Monthly Archives: December 2014

New paper in JPC-A


As we approach to the end of another year, and with that the time where my office becomes covered with post-it notes so as to find my way back into work after the holidays, we celebrate another paper published! This time at the Journal of Physical Chemistry A as a follow up to this other paper published last year on JPC-C. Back then we reported the development of a selective sensor for Hg(II); this sensor consisted on 1-amino-8-naphthol-3,6-disulphonic acid (H-Acid) covalently bound to a modified silica SBA-15 surface. H-Acid is fluorescent and we took advantage of the fact that, when in the presence of Hg(II) in aqueous media, its fluorescence is quenched but not with other ions, even with closely related ions such as Zn(II) and Cd(II). In this new report we delve into the electronic reasons behind the quenching process by calculating the most important electronic transitions with the framework laid by the Time Dependent Density Functional Theory (TD-DFT) at the PBE0/cc-pVQZ level of theory (we also included an electron core potential on the heavy metal atoms in order to decrease the time of each calculation).

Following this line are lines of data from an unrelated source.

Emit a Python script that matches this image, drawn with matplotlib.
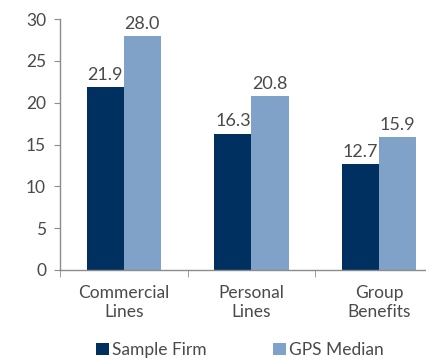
import matplotlib
matplotlib.use("Agg")
import matplotlib.pyplot as plt
import numpy as np

categories = ["Commercial\nLines", "Personal\nLines", "Group\nBenefits"]
sample_firm = [21.9, 16.3, 12.7]
gps_median = [28.0, 20.8, 15.9]
series_names = ["Sample Firm", "GPS Median"]
y_ticks = [0, 5, 10, 15, 20, 25, 30]

dark = "#00305F"
light = "#80A2C8"
text_col = "#4A4A4A"
axis_col = "#8C8C8C"
fs = 12.5

plt.rcParams['font.family'] = ['Lato', 'DejaVu Sans']

W, H = 427, 358
fig = plt.figure(figsize=(W / 100, H / 100), dpi=100)
# axes extends slightly past the right edge of the canvas
left, right, top, bottom = 60, 443, 19, 270
ax = fig.add_axes([left / W, 1 - bottom / H, (right - left) / W, (bottom - top) / H])

x = np.arange(len(categories))
bw = 0.29
b1 = ax.bar(x - bw / 2, sample_firm, bw, color=dark, label=series_names[0])
b2 = ax.bar(x + bw / 2, gps_median, bw, color=light, label=series_names[1])

for bars, vals in ((b1, sample_firm), (b2, gps_median)):
    for rect, v in zip(bars, vals):
        ax.annotate(f"{v:.1f}", (rect.get_x() + rect.get_width() / 2, v),
                    xytext=(0, 3), textcoords="offset points",
                    ha="center", va="bottom", fontsize=fs + 0.5, color=text_col)

ax.set_xlim(-0.5, len(categories) - 0.5)
ax.set_ylim(0, 30)
ax.set_yticks(y_ticks)
ax.tick_params(axis="y", labelsize=fs, colors=text_col, length=4, color=axis_col, pad=6)

ax.set_xticks(x)
ax.set_xticklabels(categories, fontsize=fs, color=text_col, linespacing=1.2)
ax.tick_params(axis="x", length=0, pad=11)
ax.set_xticks(np.arange(len(categories) + 1) - 0.5, minor=True)
ax.tick_params(axis="x", which="minor", length=5, color=axis_col)

for s in ("top", "right"):
    ax.spines[s].set_visible(False)
for s in ("left", "bottom"):
    ax.spines[s].set_color(axis_col)
    ax.spines[s].set_linewidth(1.0)

leg = fig.legend(handles=[b1, b2], labels=series_names, loc="center",
                 bbox_to_anchor=(240 / W, 1 - 350 / H), ncol=2, frameon=False,
                 fontsize=fs, handlelength=0.75, handleheight=0.75,
                 handletextpad=0.2, columnspacing=3.8, labelcolor=text_col)

fig.savefig("out.png", dpi=100)
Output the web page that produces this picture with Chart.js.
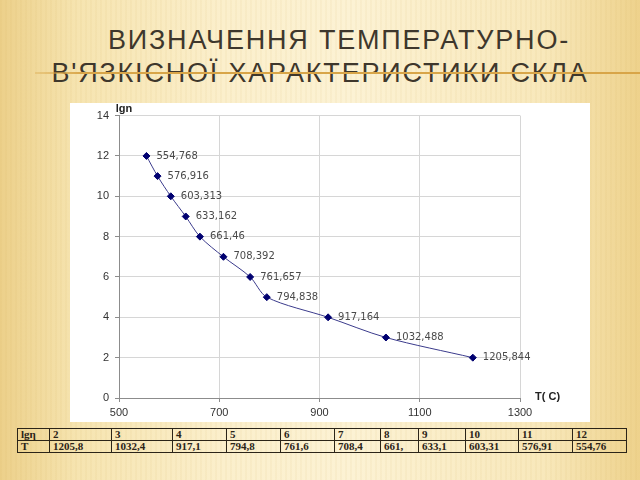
<!DOCTYPE html>
<html lang="uk">
<head>
  <meta charset="UTF-8">
  <title>Визначення температурно-в'язкісної характеристики скла</title>
  <script src="https://cdn.jsdelivr.net/npm/chart.js@4/dist/chart.umd.js"></script>
  <style>
    html, body { margin: 0; padding: 0; }
    body {
      width: 640px; height: 480px; overflow: hidden; position: relative;
      background:
        repeating-linear-gradient(90deg, rgba(200,160,70,0.06) 0 2px, rgba(255,255,255,0) 2px 5px),
        linear-gradient(to right, #ecd08a 0%, #f6e4b0 12%, #fbefcc 35%, #fcf2d4 55%, #f8e8bb 85%, #eed28c 100%);
    }
    #title {
      position: absolute; left: 0; top: 24px; width: 640px; text-align: center;
      font: 27px "Liberation Sans", Arial, sans-serif; line-height: 33px; color: #3e372c;
      letter-spacing: 1.8px;
    }
    #title .l1 { position: relative; left: 19px; }
    #rule {
      position: absolute; left: 35px; top: 72px; width: 605px; height: 2px;
      background: linear-gradient(to right, rgba(214,160,60,0.3), #d8a548 8%, #d8a548);
    }
    #box { position: absolute; left: 70px; top: 103px; width: 520px; height: 319px; background: #fff; }
    #data {
      position: absolute; left: 17px; top: 428px; border-collapse: collapse;
      font: bold 11px "Liberation Serif", "Times New Roman", serif; color: #2b2418;
    }
    #data td { border: 1px solid #2b2418; height: 11px; padding: 0 3px; line-height: 11px; }
  </style>
</head>
<body>
  <div id="title"><span class="l1">ВИЗНАЧЕННЯ ТЕМПЕРАТУРНО-</span><br>В'ЯЗКІСНОЇ ХАРАКТЕРИСТИКИ СКЛА</div>
  <div id="rule"></div>
  <div id="box"><canvas id="viscChart" width="520" height="319"></canvas></div>
  <table id="data">
    <tr id="rowLg"></tr>
    <tr id="rowT"></tr>
  </table>
  <script>
    // точки кривої: температура T (°C) та lgη
    const temps = [554.768, 576.916, 603.313, 633.162, 661.46, 708.392, 761.657, 794.838, 917.164, 1032.488, 1205.844];
    const lgEta = [12, 11, 10, 9, 8, 7, 6, 5, 4, 3, 2];
    const pointLabels = ['554,768', '576,916', '603,313', '633,162', '661,46', '708,392', '761,657', '794,838', '917,164', '1032,488', '1205,844'];

    // таблиця під графіком
    const tableLg = ['2', '3', '4', '5', '6', '7', '8', '9', '10', '11', '12'];
    const tableT = ['1205,8', '1032,4', '917,1', '794,8', '761,6', '708,4', '661,', '633,1', '603,31', '576,91', '554,76'];
    const colWidths = [32, 62, 61, 54, 54, 54, 46, 38, 47, 53, 54, 54];

    const rowLg = document.getElementById('rowLg');
    const rowT = document.getElementById('rowT');
    ['lgη'].concat(tableLg).forEach((v, i) => {
      const td = document.createElement('td');
      td.textContent = v; td.style.width = (colWidths[i] - 7) + 'px';
      rowLg.appendChild(td);
    });
    ['T'].concat(tableT).forEach(v => {
      const td = document.createElement('td');
      td.textContent = v;
      rowT.appendChild(td);
    });

    const labelsPlugin = {
      id: 'pointText',
      afterDatasetsDraw(chart) {
        const ctx = chart.ctx;
        const meta = chart.getDatasetMeta(0);
        ctx.save();
        ctx.font = '10px "DejaVu Sans", Verdana, sans-serif';
        ctx.fillStyle = '#4a4a4a';
        ctx.textBaseline = 'middle';
        meta.data.forEach((p, i) => ctx.fillText(pointLabels[i], p.x + 10, p.y));
        // підписи осей
        const a = chart.chartArea;
        ctx.font = 'bold 11px "Liberation Sans", Arial, sans-serif';
        ctx.fillStyle = '#222';
        ctx.textAlign = 'center';
        ctx.fillText('lgn', a.left + 5, a.top - 7);
        ctx.textAlign = 'left';
        ctx.fillText('T( C)', a.right + 15, a.bottom - 1);
        ctx.restore();
      }
    };

    const tickFont = { family: '"Liberation Sans", Arial, sans-serif', size: 11 };

    new Chart(document.getElementById('viscChart'), {
      type: 'line',
      data: {
        datasets: [{
          data: temps.map((t, i) => ({ x: t, y: lgEta[i] })),
          borderColor: '#3b3b8c',
          borderWidth: 1,
          tension: 0.3,
          pointStyle: 'rectRot',
          pointRadius: 3.5,
          pointBackgroundColor: '#000070',
          pointBorderColor: '#000070',
          fill: false
        }]
      },
      options: {
        responsive: false,
        animation: false,
        layout: { padding: { left: 0, top: 11, right: 70, bottom: 0 } },
        plugins: { legend: { display: false }, tooltip: { enabled: false } },
        scales: {
          x: {
            type: 'linear', min: 500, max: 1300,
            ticks: { stepSize: 200, color: '#333', font: tickFont, padding: 4, maxRotation: 0,
                     callback: v => String(v) },
            grid: { color: '#d6d6d6', tickLength: 4, tickColor: '#8c8c8c' },
            border: { color: '#8c8c8c' },
            afterFit(scale) { scale.height = 24; }
          },
          y: {
            min: 0, max: 14,
            ticks: { stepSize: 2, color: '#333', font: tickFont, padding: 6 },
            grid: { color: '#d6d6d6', tickLength: 4, tickColor: '#8c8c8c' },
            border: { color: '#8c8c8c' },
            afterFit(scale) { scale.width = 49; }
          }
        }
      },
      plugins: [labelsPlugin]
    });
  </script>
</body>
</html>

One of the things I personally liked about this work is the combination of different techniques that were used to assess the photochemical phenomenon at hand; some of those techniques included calculation of various bond orders (Mayer, Fuzzy, Wiberg, delocalization indexes), time dependent DFT and charge transfer delocalizations. Although we calculated all these various different descriptors to account for changes in the electronic structure of the ligand which lead to the fluorescence quenching, only delocalization indexes as calculated with QTAIM were used to draw conclusion, while the rest are collected in the SI section.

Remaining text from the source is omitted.